The vote capped a months-long campaign to secure Califf’s confirmation after President Joe Biden nominated him to return to the post he held near the end of the Obama administration.
The Senate voted 49-45 yesterday on a cloture vote to limit debate and move toward a final vote on Califf’s confirmation.
Several Republicans joined Democrats on today’s tight vote, enabling Califf’s nomination to overcome strong opposition from Sen. Joe Manchin, D–West Virginia. Manchin has been critical of Califf’s work as a drug company consultant, suggesting that his ties to the pharma industry are too close when the country is still dealing with an opioid abuse epidemic.
“Dr. Califf has shown us who he is, and he has shown a complete lack of interest in actually making the difficult decisions that we need the leader of the FDA to make,” Manchin said before yesterday’s cloture vote, as related by CNN. “Nothing that Dr. Califf has said or done has led me to believe he will operate the FDA any differently than he did during his previous tenure.”
A retired Duke University professor and senior advisor at Google’s life sciences sister company Verily, Califf previously won confirmation in a bipartisan 89-4 vote before serving as commissioner from 2016 to 2017 during the Obama administration.
At the end of January, Califf shored up support from some of the more progressive Democratic senators after sending a letter to Sen. Elizabeth Warren, D-Massachusetts, and making ethics commitments that went beyond what is required.

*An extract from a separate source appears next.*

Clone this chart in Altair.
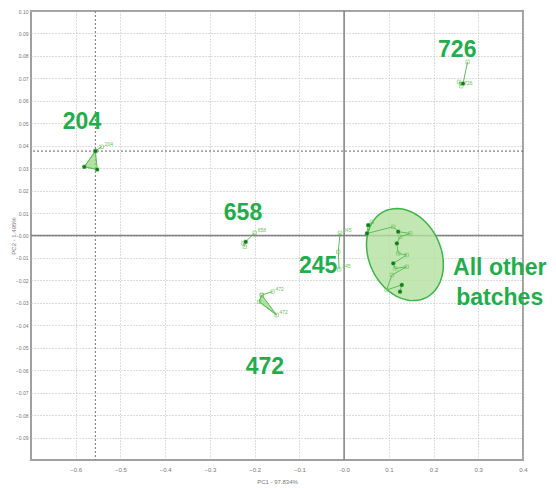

For example, Califf promised that for four years after his tenure, he wouldn’t seek employment or compensation from pharmaceutical and medical device companies he interacts with while he is the FDA commissioner.
“I intend to pursue opportunities in higher education to help educate the next generation of medical leaders. I have, and always will be, a physician and researcher first,” Califf said in the Jan. 27 letter.